Kevin “I like to read” Kovaleski here with a literature review. If I could make a diorama on this blog, I would.

There is an ongoing debate in the nonprofit sector on what makes an organization a social entrepreneur. Forces for Good, a recent voice on the subject, provides a fresh approach to this topic.

To make the distinction between social entrepreneurs and traditional nonprofits, authors Crutchfield and McLeod-Grant spent four years researching the management techniques of hundreds of nonprofits.  Their findings target the management techniques of twelve nonprofits that they conclude are examples of high-impact, socially entrepreneurial change agents.  In their analysis of these organizations, Crutchfield and McLeod-Grant posit that these groups do not measure success through revenue increases, brand recognition or organizational chart sophistication.  Instead these twelve social trailblazers measure success by the change they are affecting in the piece of the world that they are attempting to improve. 

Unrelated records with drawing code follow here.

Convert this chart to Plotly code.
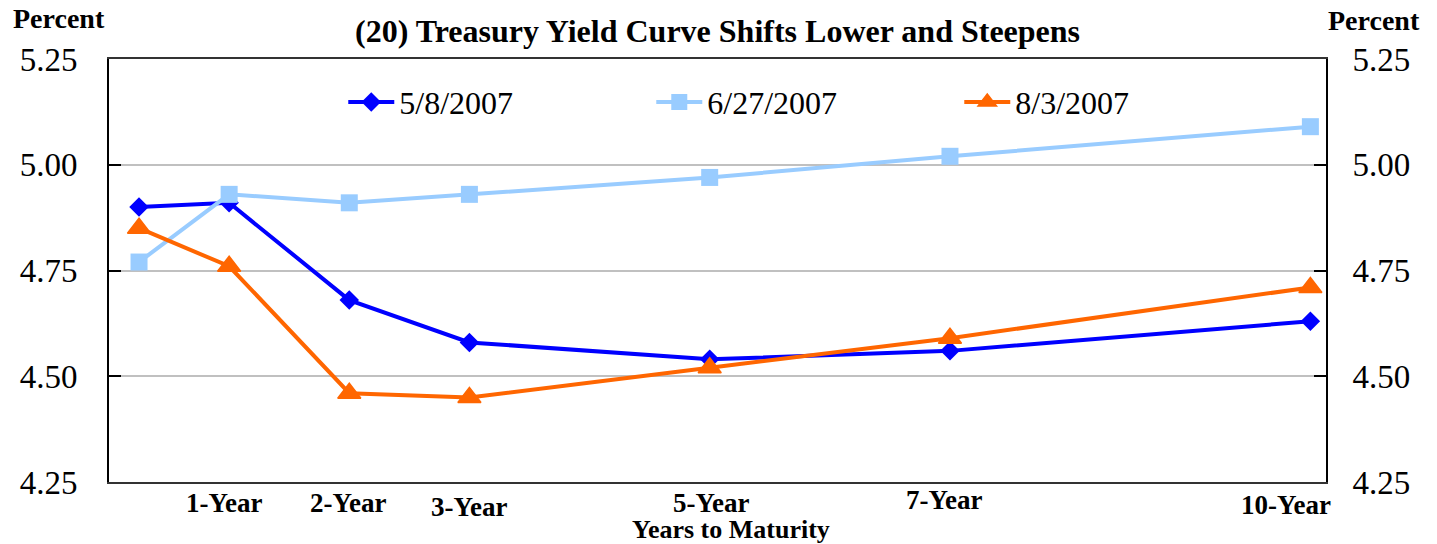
import plotly.graph_objects as go

# maturities in years (first point = 3-month bill)
maturity = [0.25, 1, 2, 3, 5, 7, 10]
tick_years = [1, 2, 3, 5, 7, 10]
tick_text = ["1-Year", "2-Year", "3-Year", "5-Year", "7-Year", "10-Year"]

may_08 = [4.90, 4.91, 4.68, 4.58, 4.54, 4.56, 4.63]
jun_27 = [4.77, 4.93, 4.91, 4.93, 4.97, 5.02, 5.09]
aug_03 = [4.85, 4.76, 4.46, 4.45, 4.52, 4.59, 4.71]

y_ticks = [4.25, 4.50, 4.75, 5.00, 5.25]

SERIF = "Liberation Serif"

fig = go.Figure()

fig.add_trace(go.Scatter(
    x=maturity, y=may_08, name="5/8/2007", mode="lines+markers",
    line=dict(color="#0000FF", width=4),
    marker=dict(symbol="diamond", size=15, color="#0000FF"),
))
fig.add_trace(go.Scatter(
    x=maturity, y=jun_27, name="6/27/2007", mode="lines+markers",
    line=dict(color="#99CCFF", width=4),
    marker=dict(symbol="square", size=17, color="#99CCFF"),
))
fig.add_trace(go.Scatter(
    x=maturity, y=aug_03, name="8/3/2007", mode="lines+markers",
    line=dict(color="#FF6600", width=4),
    marker=dict(symbol="triangle-up", size=20, color="#FF6600",
                line=dict(color="#FF6600", width=1.5)),
))
# right-hand axis copy
fig.add_trace(go.Scatter(
    x=maturity, y=may_08, yaxis="y2", mode="lines",
    line=dict(width=0), opacity=0, showlegend=False, hoverinfo="skip",
))

yax = dict(
    range=[4.25, 5.25], tickvals=y_ticks, tickformat=".2f",
    ticks="inside", ticklen=12, tickwidth=2, tickcolor="black",
    showline=True, linecolor="black", linewidth=2,
    showgrid=True, gridcolor="#C0C0C0", gridwidth=2,
    zeroline=False, ticklabelstandoff=23,
    tickfont=dict(family=SERIF, size=33, color="black"),
)

# page body has an 8px margin, so the figure is sized/offset for it
fig.update_layout(
    width=1429, height=536,
    margin=dict(l=92, r=111, t=51, b=62),
    paper_bgcolor="white", plot_bgcolor="white",
    font=dict(family=SERIF, color="black"),
    xaxis=dict(range=[0, 10.13], showticklabels=False, ticks="",
               showgrid=False, zeroline=False, showline=True,
               linecolor="#333333", linewidth=2, mirror=True),
    yaxis=yax,
    yaxis2=dict(yax, overlaying="y", side="right", showgrid=False,
                ticklabelstandoff=18),
    showlegend=True,
    legend=dict(orientation="h", x=0.1925, y=0.898, xanchor="left", yanchor="middle",
                itemwidth=46, entrywidth=247, entrywidthmode="pixels",
                font=dict(family=SERIF, size=32, color="black"),
                bgcolor="rgba(0,0,0,0)"),
)

# chart title and unit labels
fig.add_annotation(text="<b>(20) Treasury Yield Curve Shifts Lower and Steepens</b>",
                   xref="paper", yref="paper", x=0.5, y=1.0, yshift=28,
                   xanchor="center", yanchor="middle",
                   showarrow=False, font=dict(family=SERIF, size=32))
fig.add_annotation(text="<b>Percent</b>", xref="paper", yref="paper",
                   x=0, y=1, xshift=-50, yshift=41, xanchor="center", yanchor="middle",
                   showarrow=False, font=dict(family=SERIF, size=28))
fig.add_annotation(text="<b>Percent</b>", xref="paper", yref="paper",
                   x=1, y=1, xshift=48, yshift=39, xanchor="center", yanchor="middle",
                   showarrow=False, font=dict(family=SERIF, size=28))

# staggered maturity labels
label_dy = [0, 0, -4, 0, 3, -2]
label_dx = [-5, -1, 0, 1, -6, -24]
for yr, txt, dy, dx in zip(tick_years, tick_text, label_dy, label_dx):
    fig.add_annotation(text="<b>" + txt + "</b>", xref="x", yref="paper",
                       x=yr, y=0, yshift=-21 + dy, xshift=dx,
                       xanchor="center", yanchor="middle",
                       showarrow=False, font=dict(family=SERIF, size=27))
fig.add_annotation(text="<b>Years to Maturity</b>", xref="paper", yref="paper",
                   x=0.511, y=0, yshift=-47, xanchor="center", yanchor="middle",
                   showarrow=False, font=dict(family=SERIF, size=26))

fig.write_html("out.html")
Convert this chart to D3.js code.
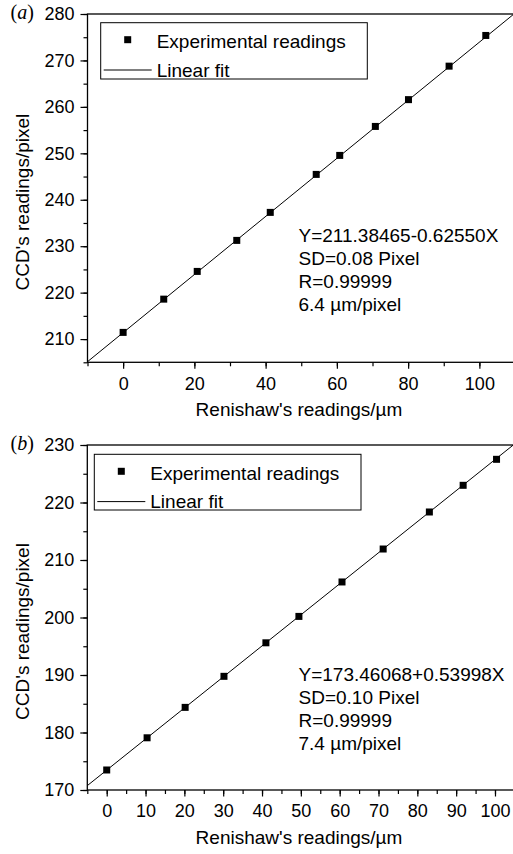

While old-school nonprofit management looks to governance, organizational structure, fundraising and other internally facing strategies to build a strong organization, social entrepreneurs focus their energy externally through six creative techniques.  These techniques (such as one that advises nonprofit groups to cross sectors and include for-profit partners into the execution of the mission) challenge traditional nonprofits to rethink goals and strategies in the execution of their mission. By exposing limitations and even flaws in traditional thinking, Forces for Good identifies commonly held myths about nonprofit management that are indicative of an outdated system of thought.

The authors conclude that the twelve nonprofits in study focus on the end-goals of creating impact and improving society rather than focusing on building a secure, fiscally sound organization, as their traditional counterparts so often obsess.  The authors offer well researched and thought out examples of innovative approaches to management employed by these groups. The case for innovation and out-of-the-box thinking is also supported by the authors’ warning against reckless management based on wild idealism.  The success of the organizations featured in Forces for Good is instead a product of an unwavering management philosophy that postures mission above tradition.